───── RECORDS SHOWN

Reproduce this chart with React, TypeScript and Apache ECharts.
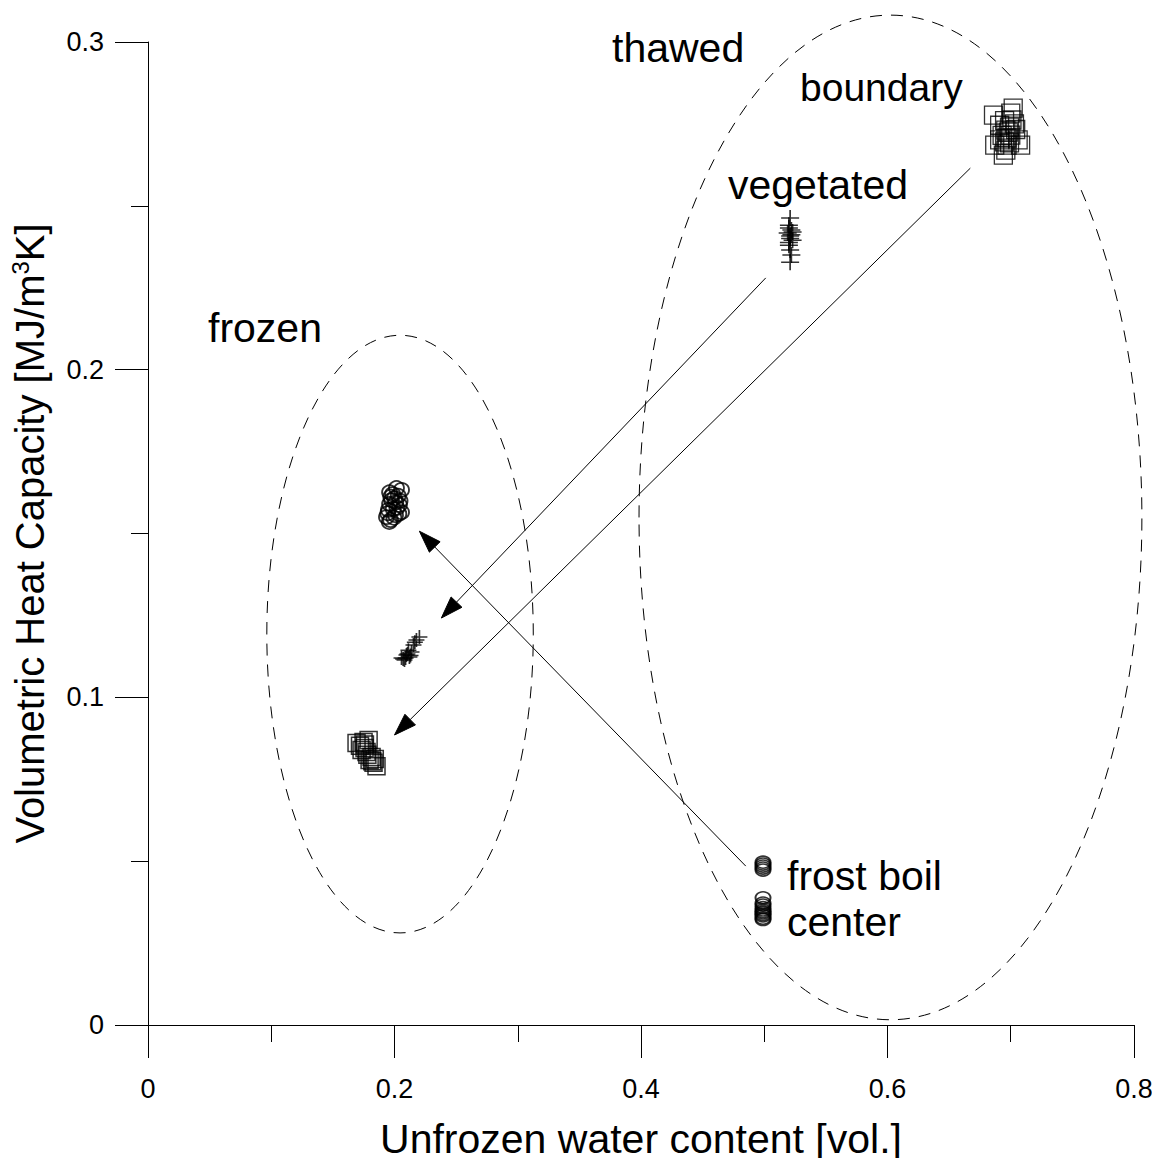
import React, { useEffect, useRef } from "react";
import * as echarts from "echarts";

// ---- data ----
const xTicks = ["0", "0.2", "0.4", "0.6", "0.8"];
const yTicks = ["0", "0.1", "0.2", "0.3"];

// thawed season
const thawedBoundary: number[][] = [
  [0.686, 0.2777], [0.700, 0.2783], [0.702, 0.2798], [0.691, 0.2746],
  [0.696, 0.2731], [0.700, 0.2716], [0.691, 0.2701], [0.697, 0.2685],
  [0.708, 0.2685], [0.687, 0.2685], [0.696, 0.2670], [0.694, 0.2655],
  [0.706, 0.2701], [0.701, 0.2762], [0.697, 0.2707], [0.699, 0.2740],
  [0.695, 0.2760], [0.698, 0.2725], [0.703, 0.2750], [0.693, 0.2715],
  [0.699, 0.2692], [0.704, 0.2733], [0.695, 0.2695],
];
const thawedVegetated: number[][] = [
  [0.521, 0.2463], [0.520, 0.2441], [0.522, 0.2426], [0.519, 0.2417],
  [0.521, 0.2408], [0.523, 0.2395], [0.520, 0.2380], [0.522, 0.2350],
  [0.521, 0.2328], [0.520, 0.2432], [0.522, 0.2412], [0.521, 0.2400],
  [0.520, 0.2388], [0.523, 0.2420], [0.521, 0.2365],
];
const thawedFrostBoil: number[][] = [
  [0.499, 0.0497], [0.499, 0.0491], [0.499, 0.0485], [0.499, 0.0479], [0.499, 0.0473],
  [0.499, 0.0388], [0.499, 0.0372], [0.499, 0.0366], [0.499, 0.0358], [0.499, 0.0351],
  [0.499, 0.0346], [0.499, 0.0342], [0.499, 0.0337], [0.499, 0.0333], [0.499, 0.0326],
  [0.499, 0.0322],
];

// frozen season
const frozenFrostBoil: number[][] = [
  [0.196, 0.1626], [0.2016, 0.1639], [0.2057, 0.1633], [0.1976, 0.1602],
  [0.204, 0.1587], [0.1951, 0.1572], [0.2008, 0.1556], [0.1968, 0.1541],
  [0.2057, 0.1565], [0.200, 0.1608], [0.1935, 0.1550], [0.1985, 0.1620],
  [0.2030, 0.1615], [0.1960, 0.1590], [0.2010, 0.1595], [0.1990, 0.1575],
  [0.2035, 0.1560], [0.1945, 0.1562], [0.1995, 0.1548], [0.2045, 0.1600],
  [0.1970, 0.1612], [0.2020, 0.1578], [0.1958, 0.1535],
];
const frozenVegetated: number[][] = [
  [0.2057, 0.1120], [0.2097, 0.1129], [0.2138, 0.1138], [0.2113, 0.1144],
  [0.2154, 0.1160], [0.2178, 0.1175], [0.2202, 0.1184], [0.2081, 0.1114],
  [0.2121, 0.1123], [0.2070, 0.1117], [0.2105, 0.1132], [0.2090, 0.1120],
  [0.2130, 0.1128], [0.2165, 0.1168],
];
const frozenBoundary: number[][] = [
  [0.1692, 0.0861], [0.1749, 0.0864], [0.179, 0.0870], [0.1733, 0.0839],
  [0.1773, 0.0833], [0.1814, 0.0818], [0.183, 0.0800], [0.1854, 0.0790],
  [0.1798, 0.0809], [0.1757, 0.0845], [0.1780, 0.0825], [0.1720, 0.0852],
  [0.1820, 0.0805], [0.1760, 0.0856], [0.1840, 0.0812],
];

// dashed ellipses: [cx, cy, rx, ry] in data units
const ellipses: number[][] = [
  [0.2045, 0.1193, 0.1081, 0.0912], // frozen
  [0.6024, 0.1549, 0.204, 0.1533], // thawed
];

// arrows: [x1, y1, x2 (tip), y2 (tip)] in data units
const arrows: number[][] = [
  [0.6672, 0.2615, 0.2, 0.0885],
  [0.5012, 0.228, 0.238, 0.1242],
  [0.485, 0.0485, 0.2202, 0.1507],
];

const FONT = "'Liberation Sans', Arial, Helvetica, sans-serif";
const PLUS = "path://M0,8L16,8M8,0L8,16";

export default function App() {
  const ref = useRef<HTMLDivElement>(null);

  useEffect(() => {
    if (!ref.current) return;
    const chart = echarts.init(ref.current, null, { renderer: "svg" });

    const scatterBase = (data: number[][], symbol: string, size: any, bw: number) => ({
      type: "scatter",
      data,
      symbol,
      symbolSize: size,
      itemStyle: { color: "transparent", borderColor: "#000", borderWidth: bw },
      z: 3,
    });

    const annotation = (text: string, x: number, y: number, size = 41) => ({
      type: "text",
      x,
      y,
      style: {
        text,
        fill: "#000",
        font: `${size}px ${FONT}`,
        textAlign: "left",
        textVerticalAlign: "middle",
      },
    });

    chart.setOption({
      animation: false,
      backgroundColor: "#fff",
      textStyle: { fontFamily: FONT, color: "#000" },
      grid: { left: 143, right: 26, top: 42, bottom: 141, containLabel: false },
      xAxis: {
        type: "value",
        min: 0,
        max: 0.8,
        interval: 0.2,
        name: "Unfrozen water content [vol.]",
        nameLocation: "middle",
        nameGap: 93,
        nameTextStyle: { fontSize: 41, color: "#000", fontFamily: FONT },
        axisLine: { show: true, lineStyle: { color: "#000", width: 1 } },
        axisTick: { show: true, length: 33, lineStyle: { color: "#000" } },
        minorTick: { show: true, splitNumber: 2, length: 17, lineStyle: { color: "#000" } },
        splitLine: { show: false },
        axisLabel: {
          fontSize: 27,
          color: "#000",
          margin: 50,
          fontFamily: FONT,
          formatter: (v: number) => xTicks[Math.round(v / 0.2)] ?? String(v),
        },
      },
      yAxis: {
        type: "value",
        min: 0,
        max: 0.3,
        interval: 0.1,
        name: "Volumetric Heat Capacity [MJ/m{sup|3}K]",
        nameLocation: "middle",
        nameGap: 96,
        nameTextStyle: {
          fontSize: 40,
          color: "#000",
          fontFamily: FONT,
          lineHeight: 44,
          rich: { sup: { fontSize: 24, verticalAlign: "top", lineHeight: 44, fontFamily: FONT } },
        },
        axisLine: { show: true, lineStyle: { color: "#000", width: 1 } },
        axisTick: { show: true, length: 33, lineStyle: { color: "#000" } },
        minorTick: { show: true, splitNumber: 2, length: 17, lineStyle: { color: "#000" } },
        splitLine: { show: false },
        axisLabel: {
          fontSize: 27,
          color: "#000",
          margin: 44,
          padding: [6, 0, 0, 0],
          fontFamily: FONT,
          formatter: (v: number) => yTicks[Math.round(v / 0.1)] ?? String(v),
        },
      },
      series: [
        {
          type: "custom",
          coordinateSystem: "cartesian2d",
          data: ellipses,
          encode: { x: 0, y: 1 },
          silent: true,
          z: 1,
          renderItem: (params: any, api: any) => {
            const c = api.coord([api.value(0), api.value(1)]);
            const s = api.size([api.value(2), api.value(3)]);
            return {
              type: "ellipse",
              shape: { cx: c[0], cy: c[1], rx: s[0], ry: s[1] },
              style: { fill: "none", stroke: "#000", lineWidth: 1, lineDash: [12, 9] },
            };
          },
        },
        {
          type: "custom",
          coordinateSystem: "cartesian2d",
          data: arrows,
          encode: { x: [0, 2], y: [1, 3] },
          silent: true,
          z: 2,
          renderItem: (params: any, api: any) => {
            const p1 = api.coord([api.value(0), api.value(1)]);
            const p2 = api.coord([api.value(2), api.value(3)]);
            const dx = p2[0] - p1[0];
            const dy = p2[1] - p1[1];
            const len = Math.sqrt(dx * dx + dy * dy) || 1;
            const ux = dx / len;
            const uy = dy / len;
            const L = 22;
            const W = 7.5;
            const bx = p2[0] - ux * L;
            const by = p2[1] - uy * L;
            return {
              type: "group",
              children: [
                {
                  type: "line",
                  shape: { x1: p1[0], y1: p1[1], x2: bx, y2: by },
                  style: { stroke: "#000", lineWidth: 1 },
                },
                {
                  type: "polygon",
                  shape: {
                    points: [
                      [p2[0], p2[1]],
                      [bx - uy * W, by + ux * W],
                      [bx + uy * W, by - ux * W],
                    ],
                  },
                  style: { fill: "#000", stroke: "#000", lineWidth: 1 },
                },
              ],
            };
          },
        },
        scatterBase(thawedBoundary, "rect", 18, 1.3),
        scatterBase(frozenBoundary, "rect", 17, 1.5),
        scatterBase(thawedVegetated, PLUS, [18, 16], 1.6),
        scatterBase(frozenVegetated, PLUS, [16, 14], 1.6),
        scatterBase(thawedFrostBoil, "circle", [15, 12], 1.8),
        scatterBase(frozenFrostBoil, "circle", [15, 14], 1.8),
      ],
      graphic: [
        annotation("thawed", 612, 48),
        annotation("boundary", 800, 87, 39),
        annotation("vegetated", 728, 185),
        annotation("frozen", 208, 328),
        annotation("frost boil", 787, 876),
        annotation("center", 787, 922),
      ],
    });

    return () => chart.dispose();
  }, []);

  return <div ref={ref} style={{ width: 1160, height: 1166, margin: -8 }} />;
}
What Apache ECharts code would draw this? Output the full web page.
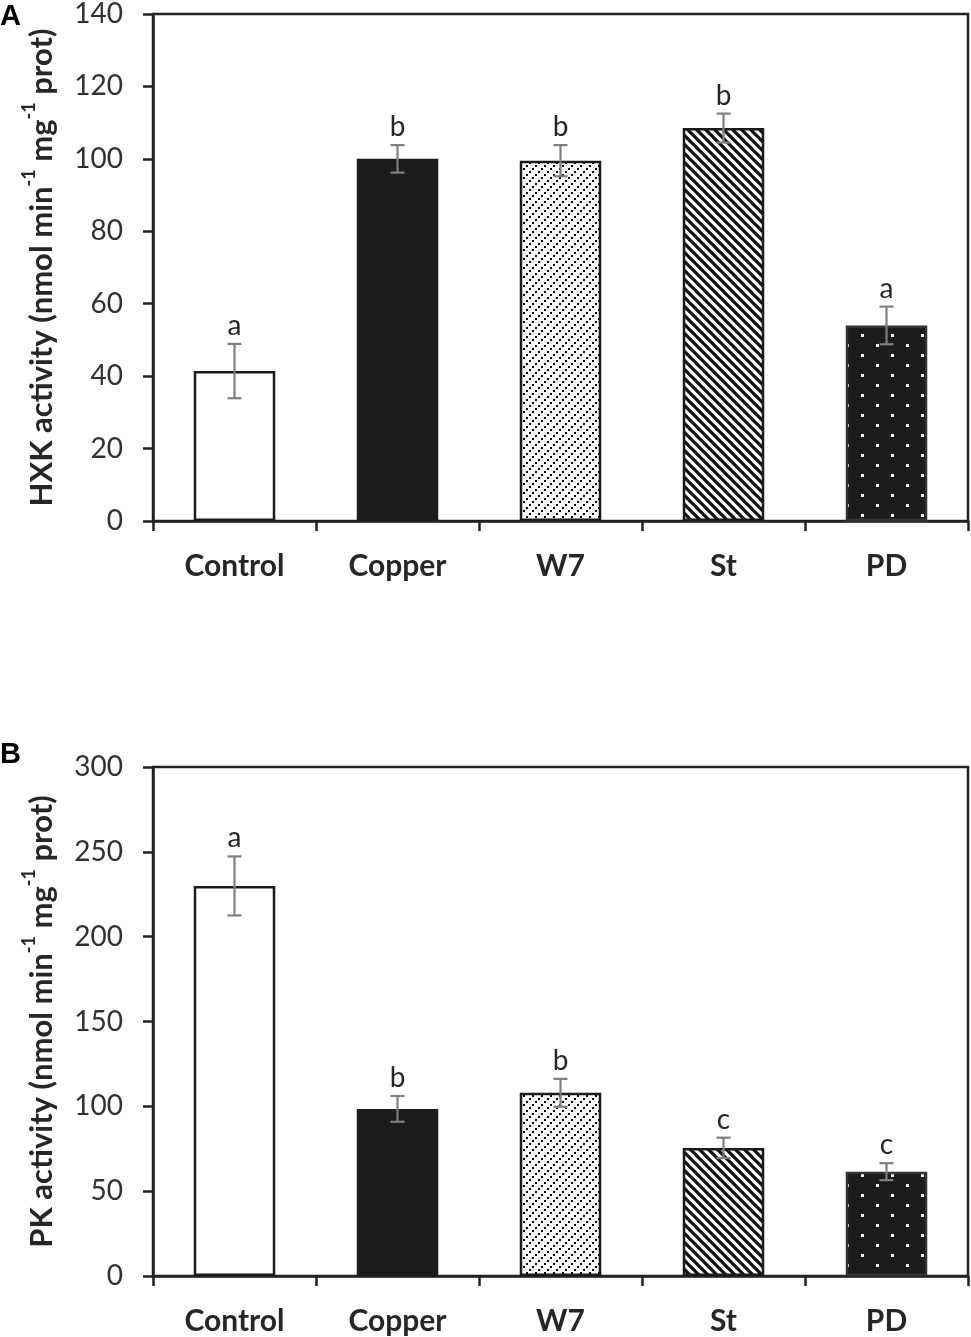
<!DOCTYPE html>
<html><head><meta charset="utf-8">
<script src="https://cdn.jsdelivr.net/npm/echarts@6/dist/echarts.min.js"></script>
<style>html,body{margin:0;padding:0;background:#fff}#c{width:971px;height:1337px}</style>
</head><body><div id="c"></div>
<script>
// ---- data ----
const categories = ['Control', 'Copper', 'W7', 'St', 'PD'];
const hxkMean = [41.4, 100.0, 99.5, 108.5, 54.0];
const hxkErr = [7.5, 3.8, 4.3, 4.0, 5.2];
const hxkLetters = ['a', 'b', 'b', 'b', 'a'];
const pkMean = [229.9, 98.5, 108.0, 75.5, 61.5];
const pkErr = [17.4, 7.6, 8.2, 6.0, 5.0];
const pkLetters = ['a', 'b', 'b', 'c', 'c'];
const hxkAxis = { min: 0, max: 140, interval: 20 };
const pkAxis = { min: 0, max: 300, interval: 50 };

// ---- patterns ----
function makeCanvas(w, h) { const c = document.createElement('canvas'); c.width = w; c.height = h; return c; }
function patW7() {
  const c = makeCanvas(9, 9), g = c.getContext('2d');
  g.fillStyle = '#fff'; g.fillRect(0, 0, 9, 9);
  g.fillStyle = '#000';
  [[1, 6], [4, 3], [7, 0]].forEach(p => g.fillRect(p[0], p[1], 2, 2));
  return { image: c, repeat: 'repeat' };
}
function patSt() {
  const c = makeCanvas(9, 9), g = c.getContext('2d');
  g.fillStyle = '#fff'; g.fillRect(0, 0, 9, 9);
  g.strokeStyle = '#111'; g.lineWidth = 3.3; g.lineCap = 'square';
  g.beginPath();
  g.moveTo(-2, -2); g.lineTo(11, 11);
  g.moveTo(-2, 7); g.lineTo(2, 11);
  g.moveTo(7, -2); g.lineTo(11, 2);
  g.stroke();
  return { image: c, repeat: 'repeat' };
}
function patPD() {
  const c = makeCanvas(30, 20), g = c.getContext('2d');
  g.fillStyle = '#1c1c1c'; g.fillRect(0, 0, 30, 20);
  g.fillStyle = '#f2f2f2';
  g.fillRect(6, 4, 3, 3); g.fillRect(21, 14, 3, 3);
  return { image: c, repeat: 'repeat' };
}
const barStyles = [
  { color: '#ffffff', borderColor: '#1a1a1a', borderWidth: 2.5 },
  { color: '#1c1c1c', borderColor: '#1c1c1c', borderWidth: 2.5 },
  { color: patW7(), borderColor: '#1a1a1a', borderWidth: 2.5 },
  { color: patSt(), borderColor: '#1a1a1a', borderWidth: 2.5 },
  { color: patPD(), borderColor: '#333', borderWidth: 2.5 }
];

const FONT = 'Lato';
const AX = '#222';
const TXT = '#262626';

function yName(prefix) {
  return '{b|' + prefix + ' activity (nmol min}{s|-1}{b| mg}{s|-1}{b| prot)}';
}
const nameRich = {
  b: { fontFamily: FONT, fontWeight: 'bold', fontSize: 31, color: TXT, lineHeight: 37, verticalAlign: 'bottom' },
  s: { fontFamily: FONT, fontWeight: 'bold', fontSize: 18, color: TXT, lineHeight: 18, verticalAlign: 'top' }
};

function xAxisCfg(gi) {
  return {
    type: 'category', gridIndex: gi, data: categories,
    axisLine: { lineStyle: { color: AX, width: 2.5 } },
    axisTick: { show: true, alignWithLabel: false, length: 10, lineStyle: { color: AX, width: 2.5 } },
    axisLabel: { fontFamily: FONT, fontWeight: 'bold', fontSize: 30, color: TXT, margin: 30 }
  };
}
function yAxisCfg(gi, ax, prefix) {
  return {
    type: 'value', gridIndex: gi, min: ax.min, max: ax.max, interval: ax.interval,
    axisLine: { show: true, lineStyle: { color: AX, width: 2.5 } },
    axisTick: { show: true, length: 10, lineStyle: { color: AX, width: 2.5 } },
    splitLine: { show: false },
    axisLabel: { fontFamily: FONT, fontSize: 28, color: '#303030', margin: 30 },
    name: yName(prefix), nameLocation: 'middle', nameRotate: 90, nameGap: 96,
    nameTextStyle: { rich: nameRich }
  };
}
function barSeries(gi, mean) {
  return {
    type: 'bar', xAxisIndex: gi, yAxisIndex: gi, barWidth: '50%',
    data: mean.map((v, i) => ({ value: v, itemStyle: barStyles[i] })),
    silent: true, animation: false
  };
}
function errSeries(gi, mean, err, letters) {
  return {
    type: 'custom', xAxisIndex: gi, yAxisIndex: gi, z: 10, silent: true, animation: false,
    data: mean.map((m, i) => [i, m - err[i], m + err[i]]),
    encode: { x: 0, y: [1, 2] },
    renderItem(params, api) {
      const i = api.value(0);
      const lo = api.coord([i, api.value(1)]);
      const hi = api.coord([i, api.value(2)]);
      const cap = 7;
      const st = { stroke: '#7f7f7f', lineWidth: 2.2 };
      return {
        type: 'group', children: [
          { type: 'line', shape: { x1: lo[0], y1: lo[1], x2: hi[0], y2: hi[1] }, style: st },
          { type: 'line', shape: { x1: lo[0] - cap, y1: lo[1], x2: lo[0] + cap, y2: lo[1] }, style: st },
          { type: 'line', shape: { x1: hi[0] - cap, y1: hi[1], x2: hi[0] + cap, y2: hi[1] }, style: st },
          { type: 'text', x: hi[0], y: hi[1] - 4, style: { text: letters[params.dataIndex], fontFamily: FONT, fontSize: 28, fill: TXT, align: 'center', verticalAlign: 'bottom' } }
        ]
      };
    }
  };
}

const chart = echarts.init(document.getElementById('c'), null, { renderer: 'canvas' });
chart.setOption({
  animation: false,
  backgroundColor: '#fff',
  grid: [
    { left: 153, right: 3, top: 13, height: 508, show: true, borderColor: AX, borderWidth: 2.5, backgroundColor: 'transparent' },
    { left: 153, right: 3, top: 767, height: 509, show: true, borderColor: AX, borderWidth: 2.5, backgroundColor: 'transparent' }
  ],
  xAxis: [xAxisCfg(0), xAxisCfg(1)],
  yAxis: [yAxisCfg(0, hxkAxis, 'HXK'), yAxisCfg(1, pkAxis, 'PK')],
  series: [
    barSeries(0, hxkMean), errSeries(0, hxkMean, hxkErr, hxkLetters),
    barSeries(1, pkMean), errSeries(1, pkMean, pkErr, pkLetters)
  ],
  graphic: [
    { type: 'text', left: 0, top: 2, style: { text: 'A', fontFamily: 'Liberation Sans', fontWeight: 'bold', fontSize: 29, fill: '#000' } },
    { type: 'text', left: 0, top: 740, style: { text: 'B', fontFamily: 'Liberation Sans', fontWeight: 'bold', fontSize: 29, fill: '#000' } }
  ]
});
</script>
</body></html>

──────────

WHAT IS EXPECTED:
Copy out only the lines from the one containing "What Apache ECharts" through the one containing "300, interval: 50", exactly, with both ends. Any picture is left out.

EXERCISE SOLUTION:
What Apache ECharts code would draw this? Output the full web page.
<!DOCTYPE html>
<html><head><meta charset="utf-8">
<script src="https://cdn.jsdelivr.net/npm/echarts@6/dist/echarts.min.js"></script>
<style>html,body{margin:0;padding:0;background:#fff}#c{width:971px;height:1337px}</style>
</head><body><div id="c"></div>
<script>
// ---- data ----
const categories = ['Control', 'Copper', 'W7', 'St', 'PD'];
const hxkMean = [41.4, 100.0, 99.5, 108.5, 54.0];
const hxkErr = [7.5, 3.8, 4.3, 4.0, 5.2];
const hxkLetters = ['a', 'b', 'b', 'b', 'a'];
const pkMean = [229.9, 98.5, 108.0, 75.5, 61.5];
const pkErr = [17.4, 7.6, 8.2, 6.0, 5.0];
const pkLetters = ['a', 'b', 'b', 'c', 'c'];
const hxkAxis = { min: 0, max: 140, interval: 20 };
const pkAxis = { min: 0, max: 300, interval: 50 };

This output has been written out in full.